December 1, 2020 Change to Canadian Institute of Actuaries (CIA) Standards for Calculating Commuted Values
The Canadian Institute of Actuaries (CIA) publishes standards for how CVs are calculated for registered pension plans in Canada. In January 2020, the CIA revised these standards. The revised standards apply for calculations with an effective date on or after December 1, 2020 where a CV is a payment option. As a registered pension plan, the OMERS Primary Pension Plan (the “Plan”) must comply with these standards when calculating CVs.
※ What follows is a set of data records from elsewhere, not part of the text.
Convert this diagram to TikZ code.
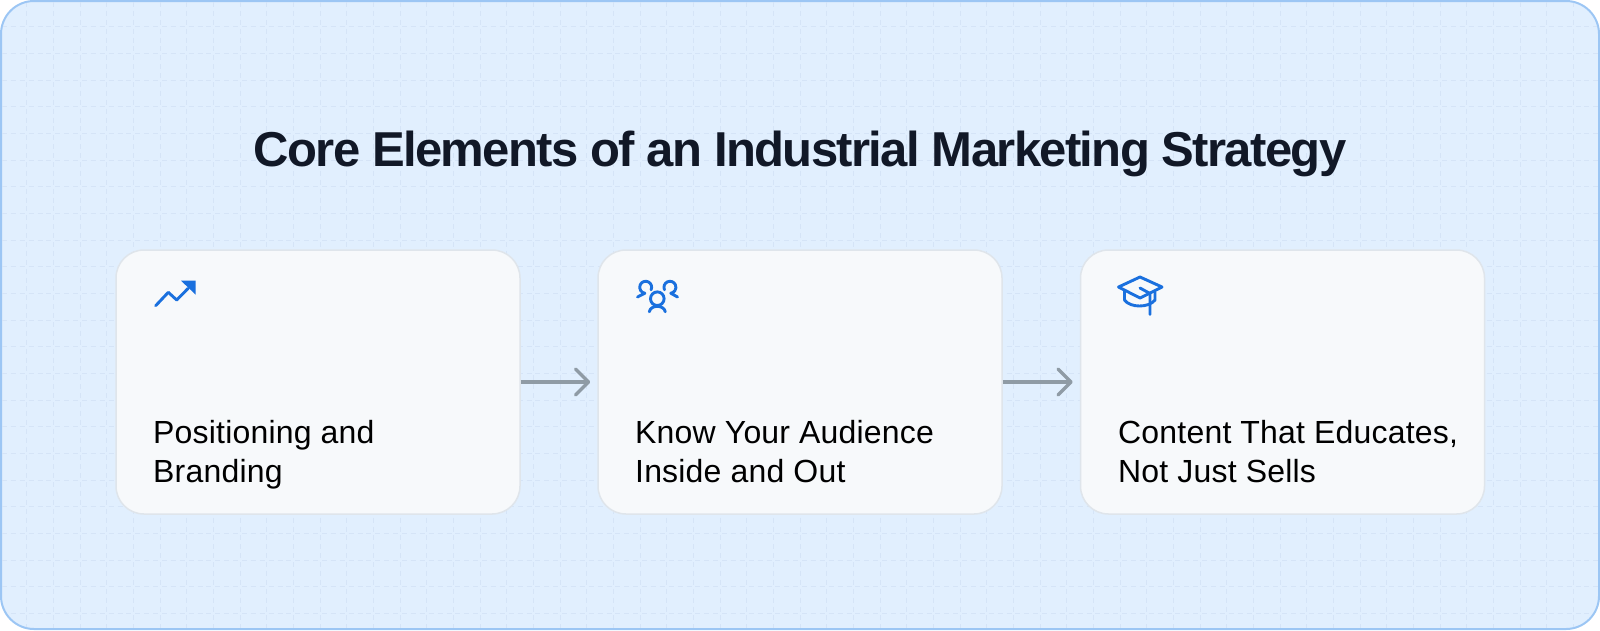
\documentclass[tikz,border=0pt]{standalone}
\usepackage{fontspec}
\setmainfont[LetterSpace=0.6]{Liberation Sans}
\newfontfamily\titlefont[LetterSpace=-3.4]{Liberation Sans Bold}
\usetikzlibrary{arrows.meta}
\definecolor{panelfill}{HTML}{E1EFFE}
\definecolor{paneledge}{HTML}{9CC6F4}
\definecolor{gridline}{HTML}{D5E4F7}
\definecolor{cardfill}{HTML}{F7F9FB}
\definecolor{cardedge}{HTML}{DFE5EB}
\definecolor{iconblue}{HTML}{1A70DE}
\definecolor{flowgray}{HTML}{8F9BA5}
\definecolor{titleink}{HTML}{111827}
\tikzset{
  panel/.style={draw=paneledge,fill=panelfill,line width=2pt,rounded corners=33pt,minimum width=1598pt,minimum height=628pt},
  gridrule/.style={gridline,line width=1pt,dash pattern=on 5pt off 3.89pt},
  card/.style={draw=cardedge,fill=cardfill,line width=1.5pt,rounded corners=28pt,minimum width=404pt,minimum height=264pt},
  label/.style={anchor=base west,align=left,inner sep=0pt,text=black,font=\fontsize{32}{39}\selectfont},
  flow/.style={flowgray,line width=3.4pt,-{Straight Barb[length=13pt,width=26pt,line width=3.4pt,round]},shorten >=7pt},
  icon/.style={iconblue,line width=2.9pt,line cap=round,line join=round}
}
\begin{document}
\begin{tikzpicture}[x=1pt,y=-1pt]

  \useasboundingbox (0,0) rectangle (1600,630);
  \node[panel] (panel) at (800,315) {};

  % dashed grid, cut off by the panel corners
  \begin{scope}
    \clip[rounded corners=32pt] (2,2) rectangle (1598,628);
    \foreach \k in {1,...,59}
      \draw[gridrule] ({26.67*\k},2) -- ({26.67*\k},628);
    \foreach \k in {1,...,23}
      \draw[gridrule] (2,{26.67*\k}) -- (1598,{26.67*\k});
  \end{scope}

  \node[anchor=base,inner sep=0pt,text=titleink,font=\titlefont\fontsize{49}{58}\selectfont] (title) at (800,166.5) {Core Elements of an Industrial Marketing Strategy};

  \node[card] (card1) at (318,382) {};
  \node[card] (card2) at (800,382) {};
  \node[card] (card3) at (1282.5,382) {};

  \draw[flow] (card1) -- (card2);
  \draw[flow] (card2) -- (card3);

  \node[label] (text1) at (153,482) {Positioning and\\Branding};
  \node[label] (text2) at (635,482) {Know Your Audience\\Inside and Out};
  \node[label] (text3) at (1118,482) {Content That Educates,\\Not Just Sells};

  % trend icon
  \draw[icon] (155.7,305.7) -- (168.3,292.3) -- (176.7,300) -- (188,288.5);
  \fill[iconblue] (181,280.7) -- (195.5,280.7) -- (195.5,294.5) -- cycle;

  % audience icon
  \begin{scope}[icon]
    \draw (657.3,298.7) circle (6.8);
    \draw (649.3,311.8) .. controls (650.5,304.5) and (664,304.5) .. (665.3,311.8);
    \draw (651.1,289.8) arc (25:-262:6) -- (637.5,297);
    \draw (664.5,289.8) arc (155:442:6) -- (677.5,297);
  \end{scope}

  % graduation cap icon
  \begin{scope}[icon]
    \draw (1118.5,287) -- (1140,277) -- (1162,287) -- (1140,298) -- cycle;
    \draw (1124.5,291) -- (1124.5,300) .. controls (1130,308) and (1149,308) .. (1155,300) -- (1155,292);
    \draw (1140,288) -- (1150,293.5) -- (1150,314.5);
  \end{scope}

\end{tikzpicture}
\end{document}
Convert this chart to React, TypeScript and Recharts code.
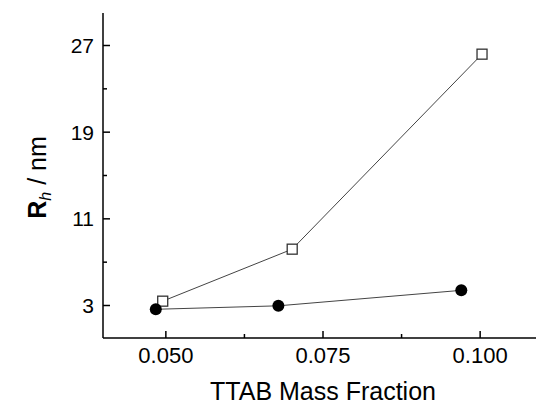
import React from "react";
import { LineChart, Line, XAxis, YAxis } from "recharts";

// micelle size vs TTAB mass fraction
const squareX = [0.0495, 0.0701, 0.1003];
const squareRh = [3.4, 8.2, 26.2];
const circleX = [0.0484, 0.0679, 0.097];
const circleRh = [2.65, 2.97, 4.4];

const xTicks = [0.05, 0.0625, 0.075, 0.0875, 0.1];
const xMajor = [0.05, 0.075, 0.1];
const yTicks = [3, 7, 11, 15, 19, 23, 27];
const yMajor = [3, 11, 19, 27];

const squareData = squareX.map((x, i) => ({ x, rh: squareRh[i] }));
const circleData = circleX.map((x, i) => ({ x, rh: circleRh[i] }));

const FONT = '"Liberation Sans", Arial, sans-serif';

const XTick = ({ x, y, payload }: any) => {
  const major = xMajor.some((v) => Math.abs(v - payload.value) < 1e-9);
  return (
    <g>
      <line x1={x} y1={y} x2={x} y2={y - (major ? 7 : 4)} stroke="#000" strokeWidth={1.5} />
      {major && (
        <text x={x} y={y + 25} textAnchor="middle" fontSize={22} fill="#000" fontFamily={FONT}>
          {payload.value.toFixed(3)}
        </text>
      )}
    </g>
  );
};

const YTick = ({ x, y, payload }: any) => {
  const major = yMajor.includes(payload.value);
  return (
    <g>
      <line x1={x} y1={y} x2={x + (major ? 7 : 4)} y2={y} stroke="#000" strokeWidth={1.5} />
      {major && (
        <text x={x - 9} y={y + 7.5} textAnchor="end" fontSize={21} fill="#000" fontFamily={FONT}>
          {payload.value}
        </text>
      )}
    </g>
  );
};

const SquareDot = ({ cx, cy }: any) => (
  <rect x={cx - 5} y={cy - 5} width={10} height={10} fill="#fff" stroke="#333" strokeWidth={1.3} />
);

const CircleDot = ({ cx, cy }: any) => <circle cx={cx} cy={cy} r={6} fill="#000" />;

const YLabel = ({ viewBox }: any) => {
  const cx = viewBox.x + 46;
  const cy = viewBox.y + viewBox.height / 2 + 2;
  return (
    <text
      x={cx}
      y={cy}
      transform={`rotate(-90, ${cx}, ${cy})`}
      textAnchor="middle"
      fontSize={25}
      fill="#000"
      fontFamily={FONT}
    >
      <tspan fontWeight="bold">R</tspan>
      <tspan fontStyle="italic" fontSize={16} dy={5}>h</tspan>
      <tspan dy={-5}> / nm</tspan>
    </text>
  );
};

const XLabel = ({ viewBox }: any) => (
  <text
    x={viewBox.x + viewBox.width / 2}
    y={viewBox.y + 62}
    textAnchor="middle"
    fontSize={25}
    fill="#000"
    fontFamily={FONT}
  >
    TTAB Mass Fraction
  </text>
);

export default function App() {
  return (
    <div
      style={{
        position: "absolute",
        left: 0,
        top: 0,
        width: 536,
        height: 405,
        overflow: "hidden",
        background: "#fff",
      }}
    >
      <LineChart width={560} height={405} margin={{ top: 13, right: 17, left: 0, bottom: 0 }}>
        <XAxis
          dataKey="x"
          type="number"
          domain={[0.04, 0.11]}
          ticks={xTicks}
          interval={0}
          height={67}
          tickSize={0}
          tickMargin={0}
          tickLine={false}
          tick={<XTick />}
          axisLine={{ stroke: "#000", strokeWidth: 1.5 }}
          label={{ content: XLabel }}
          allowDataOverflow
        />
        <YAxis
          dataKey="rh"
          type="number"
          domain={[0, 30]}
          ticks={yTicks}
          interval={0}
          width={103}
          tickSize={0}
          tickMargin={0}
          tickLine={false}
          tick={<YTick />}
          axisLine={{ stroke: "#000", strokeWidth: 1.5 }}
          label={{ content: YLabel }}
          allowDataOverflow
        />
        <Line
          data={squareData}
          dataKey="rh"
          stroke="#444"
          strokeWidth={1}
          dot={<SquareDot />}
          activeDot={false}
          isAnimationActive={false}
        />
        <Line
          data={circleData}
          dataKey="rh"
          stroke="#444"
          strokeWidth={1}
          dot={<CircleDot />}
          activeDot={false}
          isAnimationActive={false}
        />
      </LineChart>
    </div>
  );
}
These changes do not have an impact on a member's pension calculation.
What is changing?
The key modifications to the standards that will impact a member’s CV calculation include changes to the following assumptions:
Interest Rates, determined on a monthly basis
Government of Canada bond yields plus fixed spread adjustment of 90 basis points
Government of Canada bond yields plus a spread determined from provincial and corporate bond yields
The age that produces the greatest value from the Plan
50% at the age that produces the greatest value from the Plan and 50% at the earliest age the member is entitled to an unreduced lifetime pension from the Plan
The revised CV standards could result in a decrease to a member’s calculated CV when compared to previous standards. However, the exact impact of the changes to a member’s CV will depend on the member’s situation (e.g., age and how much service the member has) and market conditions at the time of the calculation.
Did you know?
If you’re age 55 (or 50 for many police and firefighters), you can start your pension.